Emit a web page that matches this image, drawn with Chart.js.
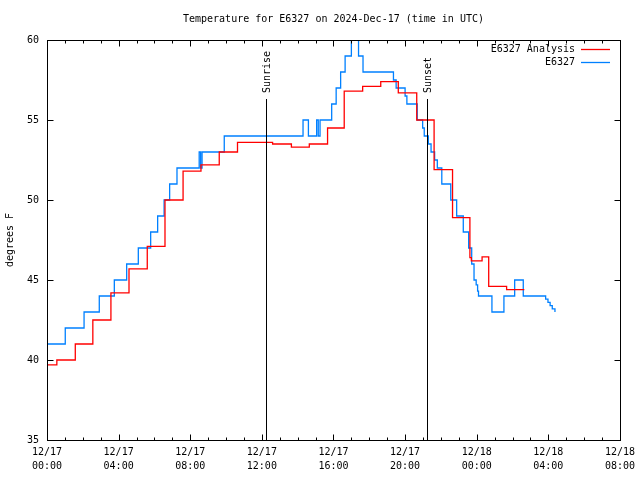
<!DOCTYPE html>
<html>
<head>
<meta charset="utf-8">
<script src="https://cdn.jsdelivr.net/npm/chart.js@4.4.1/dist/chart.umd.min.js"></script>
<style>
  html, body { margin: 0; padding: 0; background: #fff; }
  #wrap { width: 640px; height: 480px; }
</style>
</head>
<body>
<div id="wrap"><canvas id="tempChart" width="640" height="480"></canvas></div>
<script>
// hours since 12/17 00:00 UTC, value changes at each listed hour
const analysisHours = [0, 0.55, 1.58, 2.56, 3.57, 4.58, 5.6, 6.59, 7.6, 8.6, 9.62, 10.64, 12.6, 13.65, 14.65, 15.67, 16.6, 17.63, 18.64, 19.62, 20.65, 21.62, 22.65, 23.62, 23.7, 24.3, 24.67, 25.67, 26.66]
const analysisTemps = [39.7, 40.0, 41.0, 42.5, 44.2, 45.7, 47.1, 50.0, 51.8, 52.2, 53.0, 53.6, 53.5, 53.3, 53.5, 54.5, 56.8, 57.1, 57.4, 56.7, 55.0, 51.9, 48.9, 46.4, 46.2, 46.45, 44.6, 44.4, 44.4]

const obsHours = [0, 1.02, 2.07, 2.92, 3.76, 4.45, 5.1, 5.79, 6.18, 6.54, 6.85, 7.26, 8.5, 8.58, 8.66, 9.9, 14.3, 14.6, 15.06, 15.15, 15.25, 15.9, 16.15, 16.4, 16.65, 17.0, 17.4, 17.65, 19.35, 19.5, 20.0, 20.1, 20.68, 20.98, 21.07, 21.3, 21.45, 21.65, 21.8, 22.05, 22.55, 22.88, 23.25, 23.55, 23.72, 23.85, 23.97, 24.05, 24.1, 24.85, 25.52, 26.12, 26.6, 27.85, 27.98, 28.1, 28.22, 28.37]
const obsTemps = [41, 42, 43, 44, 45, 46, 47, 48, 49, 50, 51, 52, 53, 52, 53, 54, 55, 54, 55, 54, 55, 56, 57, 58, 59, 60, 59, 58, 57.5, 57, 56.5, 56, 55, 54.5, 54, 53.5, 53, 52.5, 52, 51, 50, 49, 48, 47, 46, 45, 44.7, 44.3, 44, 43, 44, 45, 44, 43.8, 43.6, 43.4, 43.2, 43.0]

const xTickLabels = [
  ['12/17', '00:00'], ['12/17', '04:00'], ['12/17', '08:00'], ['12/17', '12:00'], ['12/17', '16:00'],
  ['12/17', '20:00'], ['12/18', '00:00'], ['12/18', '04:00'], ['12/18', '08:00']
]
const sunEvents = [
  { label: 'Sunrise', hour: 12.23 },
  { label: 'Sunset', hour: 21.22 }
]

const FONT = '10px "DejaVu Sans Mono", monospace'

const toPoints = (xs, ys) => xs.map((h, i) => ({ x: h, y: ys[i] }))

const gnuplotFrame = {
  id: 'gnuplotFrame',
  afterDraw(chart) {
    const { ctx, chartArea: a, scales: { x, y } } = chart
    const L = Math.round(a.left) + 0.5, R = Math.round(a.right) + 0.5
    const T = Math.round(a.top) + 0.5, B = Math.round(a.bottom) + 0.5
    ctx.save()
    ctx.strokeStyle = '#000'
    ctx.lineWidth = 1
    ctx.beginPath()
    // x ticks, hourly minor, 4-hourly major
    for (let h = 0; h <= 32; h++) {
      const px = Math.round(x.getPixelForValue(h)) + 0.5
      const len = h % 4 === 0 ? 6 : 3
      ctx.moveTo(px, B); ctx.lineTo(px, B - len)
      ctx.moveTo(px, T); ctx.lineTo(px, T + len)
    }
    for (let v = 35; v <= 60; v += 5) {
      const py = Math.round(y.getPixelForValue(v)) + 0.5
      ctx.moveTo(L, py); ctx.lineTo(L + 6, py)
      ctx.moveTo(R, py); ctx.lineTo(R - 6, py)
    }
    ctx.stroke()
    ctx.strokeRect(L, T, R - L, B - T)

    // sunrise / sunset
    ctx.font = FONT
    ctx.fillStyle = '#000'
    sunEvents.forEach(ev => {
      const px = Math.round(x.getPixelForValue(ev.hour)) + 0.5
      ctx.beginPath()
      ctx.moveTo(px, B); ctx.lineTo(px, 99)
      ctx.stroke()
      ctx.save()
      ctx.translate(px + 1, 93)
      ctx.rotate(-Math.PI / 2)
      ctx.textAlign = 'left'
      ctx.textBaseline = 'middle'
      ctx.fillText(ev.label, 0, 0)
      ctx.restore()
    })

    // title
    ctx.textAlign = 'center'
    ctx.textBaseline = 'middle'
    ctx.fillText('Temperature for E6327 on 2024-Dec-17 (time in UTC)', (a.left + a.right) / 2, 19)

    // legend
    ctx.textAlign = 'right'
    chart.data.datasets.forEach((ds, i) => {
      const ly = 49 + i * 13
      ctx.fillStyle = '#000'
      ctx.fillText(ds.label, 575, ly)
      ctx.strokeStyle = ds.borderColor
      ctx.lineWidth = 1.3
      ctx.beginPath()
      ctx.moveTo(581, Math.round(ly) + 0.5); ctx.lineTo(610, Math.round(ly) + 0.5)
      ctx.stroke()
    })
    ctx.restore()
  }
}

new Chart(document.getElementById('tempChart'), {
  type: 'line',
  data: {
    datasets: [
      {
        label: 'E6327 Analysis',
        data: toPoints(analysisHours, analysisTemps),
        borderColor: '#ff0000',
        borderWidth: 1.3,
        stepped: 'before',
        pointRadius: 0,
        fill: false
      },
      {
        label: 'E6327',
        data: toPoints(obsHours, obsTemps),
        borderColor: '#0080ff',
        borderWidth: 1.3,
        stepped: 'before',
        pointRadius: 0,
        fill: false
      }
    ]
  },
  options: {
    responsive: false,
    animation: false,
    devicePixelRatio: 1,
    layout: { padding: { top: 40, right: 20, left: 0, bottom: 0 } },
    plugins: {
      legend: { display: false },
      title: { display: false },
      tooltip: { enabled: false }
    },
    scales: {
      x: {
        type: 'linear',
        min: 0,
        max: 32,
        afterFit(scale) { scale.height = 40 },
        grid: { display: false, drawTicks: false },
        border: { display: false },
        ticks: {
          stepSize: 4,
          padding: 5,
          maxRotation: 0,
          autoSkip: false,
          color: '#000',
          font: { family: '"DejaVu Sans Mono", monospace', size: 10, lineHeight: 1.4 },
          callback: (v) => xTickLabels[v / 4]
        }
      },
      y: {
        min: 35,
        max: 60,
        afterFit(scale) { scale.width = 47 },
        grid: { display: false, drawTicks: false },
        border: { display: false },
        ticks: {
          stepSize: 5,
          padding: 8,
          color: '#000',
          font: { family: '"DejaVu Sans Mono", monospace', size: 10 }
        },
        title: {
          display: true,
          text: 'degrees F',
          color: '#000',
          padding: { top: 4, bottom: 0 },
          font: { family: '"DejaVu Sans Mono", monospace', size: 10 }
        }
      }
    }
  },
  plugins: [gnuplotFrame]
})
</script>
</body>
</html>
══════════
* [Exercise objective] Are you able to set down all the lines above exactly, without any pictures?

* [Reply]
Emit a web page that matches this image, drawn with Chart.js.
<!DOCTYPE html>
<html>
<head>
<meta charset="utf-8">
<script src="https://cdn.jsdelivr.net/npm/chart.js@4.4.1/dist/chart.umd.min.js"></script>
<style>
  html, body { margin: 0; padding: 0; background: #fff; }
  #wrap { width: 640px; height: 480px; }
</style>
</head>
<body>
<div id="wrap"><canvas id="tempChart" width="640" height="480"></canvas></div>
<script>
// hours since 12/17 00:00 UTC, value changes at each listed hour
const analysisHours = [0, 0.55, 1.58, 2.56, 3.57, 4.58, 5.6, 6.59, 7.6, 8.6, 9.62, 10.64, 12.6, 13.65, 14.65, 15.67, 16.6, 17.63, 18.64, 19.62, 20.65, 21.62, 22.65, 23.62, 23.7, 24.3, 24.67, 25.67, 26.66]
const analysisTemps = [39.7, 40.0, 41.0, 42.5, 44.2, 45.7, 47.1, 50.0, 51.8, 52.2, 53.0, 53.6, 53.5, 53.3, 53.5, 54.5, 56.8, 57.1, 57.4, 56.7, 55.0, 51.9, 48.9, 46.4, 46.2, 46.45, 44.6, 44.4, 44.4]

const obsHours = [0, 1.02, 2.07, 2.92, 3.76, 4.45, 5.1, 5.79, 6.18, 6.54, 6.85, 7.26, 8.5, 8.58, 8.66, 9.9, 14.3, 14.6, 15.06, 15.15, 15.25, 15.9, 16.15, 16.4, 16.65, 17.0, 17.4, 17.65, 19.35, 19.5, 20.0, 20.1, 20.68, 20.98, 21.07, 21.3, 21.45, 21.65, 21.8, 22.05, 22.55, 22.88, 23.25, 23.55, 23.72, 23.85, 23.97, 24.05, 24.1, 24.85, 25.52, 26.12, 26.6, 27.85, 27.98, 28.1, 28.22, 28.37]
const obsTemps = [41, 42, 43, 44, 45, 46, 47, 48, 49, 50, 51, 52, 53, 52, 53, 54, 55, 54, 55, 54, 55, 56, 57, 58, 59, 60, 59, 58, 57.5, 57, 56.5, 56, 55, 54.5, 54, 53.5, 53, 52.5, 52, 51, 50, 49, 48, 47, 46, 45, 44.7, 44.3, 44, 43, 44, 45, 44, 43.8, 43.6, 43.4, 43.2, 43.0]

const xTickLabels = [
  ['12/17', '00:00'], ['12/17', '04:00'], ['12/17', '08:00'], ['12/17', '12:00'], ['12/17', '16:00'],
  ['12/17', '20:00'], ['12/18', '00:00'], ['12/18', '04:00'], ['12/18', '08:00']
]
const sunEvents = [
  { label: 'Sunrise', hour: 12.23 },
  { label: 'Sunset', hour: 21.22 }
]

const FONT = '10px "DejaVu Sans Mono", monospace'

const toPoints = (xs, ys) => xs.map((h, i) => ({ x: h, y: ys[i] }))

const gnuplotFrame = {
  id: 'gnuplotFrame',
  afterDraw(chart) {
    const { ctx, chartArea: a, scales: { x, y } } = chart
    const L = Math.round(a.left) + 0.5, R = Math.round(a.right) + 0.5
    const T = Math.round(a.top) + 0.5, B = Math.round(a.bottom) + 0.5
    ctx.save()
    ctx.strokeStyle = '#000'
    ctx.lineWidth = 1
    ctx.beginPath()
    // x ticks, hourly minor, 4-hourly major
    for (let h = 0; h <= 32; h++) {
      const px = Math.round(x.getPixelForValue(h)) + 0.5
      const len = h % 4 === 0 ? 6 : 3
      ctx.moveTo(px, B); ctx.lineTo(px, B - len)
      ctx.moveTo(px, T); ctx.lineTo(px, T + len)
    }
    for (let v = 35; v <= 60; v += 5) {
      const py = Math.round(y.getPixelForValue(v)) + 0.5
      ctx.moveTo(L, py); ctx.lineTo(L + 6, py)
      ctx.moveTo(R, py); ctx.lineTo(R - 6, py)
    }
    ctx.stroke()
    ctx.strokeRect(L, T, R - L, B - T)

    // sunrise / sunset
    ctx.font = FONT
    ctx.fillStyle = '#000'
    sunEvents.forEach(ev => {
      const px = Math.round(x.getPixelForValue(ev.hour)) + 0.5
      ctx.beginPath()
      ctx.moveTo(px, B); ctx.lineTo(px, 99)
      ctx.stroke()
      ctx.save()
      ctx.translate(px + 1, 93)
      ctx.rotate(-Math.PI / 2)
      ctx.textAlign = 'left'
      ctx.textBaseline = 'middle'
      ctx.fillText(ev.label, 0, 0)
      ctx.restore()
    })

    // title
    ctx.textAlign = 'center'
    ctx.textBaseline = 'middle'
    ctx.fillText('Temperature for E6327 on 2024-Dec-17 (time in UTC)', (a.left + a.right) / 2, 19)

    // legend
    ctx.textAlign = 'right'
    chart.data.datasets.forEach((ds, i) => {
      const ly = 49 + i * 13
      ctx.fillStyle = '#000'
      ctx.fillText(ds.label, 575, ly)
      ctx.strokeStyle = ds.borderColor
      ctx.lineWidth = 1.3
      ctx.beginPath()
      ctx.moveTo(581, Math.round(ly) + 0.5); ctx.lineTo(610, Math.round(ly) + 0.5)
      ctx.stroke()
    })
    ctx.restore()
  }
}

new Chart(document.getElementById('tempChart'), {
  type: 'line',
  data: {
    datasets: [
      {
        label: 'E6327 Analysis',
        data: toPoints(analysisHours, analysisTemps),
        borderColor: '#ff0000',
        borderWidth: 1.3,
        stepped: 'before',
        pointRadius: 0,
        fill: false
      },
      {
        label: 'E6327',
        data: toPoints(obsHours, obsTemps),
        borderColor: '#0080ff',
        borderWidth: 1.3,
        stepped: 'before',
        pointRadius: 0,
        fill: false
      }
    ]
  },
  options: {
    responsive: false,
    animation: false,
    devicePixelRatio: 1,
    layout: { padding: { top: 40, right: 20, left: 0, bottom: 0 } },
    plugins: {
      legend: { display: false },
      title: { display: false },
      tooltip: { enabled: false }
    },
    scales: {
      x: {
        type: 'linear',
        min: 0,
        max: 32,
        afterFit(scale) { scale.height = 40 },
        grid: { display: false, drawTicks: false },
        border: { display: false },
        ticks: {
          stepSize: 4,
          padding: 5,
          maxRotation: 0,
          autoSkip: false,
          color: '#000',
          font: { family: '"DejaVu Sans Mono", monospace', size: 10, lineHeight: 1.4 },
          callback: (v) => xTickLabels[v / 4]
        }
      },
      y: {
        min: 35,
        max: 60,
        afterFit(scale) { scale.width = 47 },
        grid: { display: false, drawTicks: false },
        border: { display: false },
        ticks: {
          stepSize: 5,
          padding: 8,
          color: '#000',
          font: { family: '"DejaVu Sans Mono", monospace', size: 10 }
        },
        title: {
          display: true,
          text: 'degrees F',
          color: '#000',
          padding: { top: 4, bottom: 0 },
          font: { family: '"DejaVu Sans Mono", monospace', size: 10 }
        }
      }
    }
  },
  plugins: [gnuplotFrame]
})
</script>
</body>
</html>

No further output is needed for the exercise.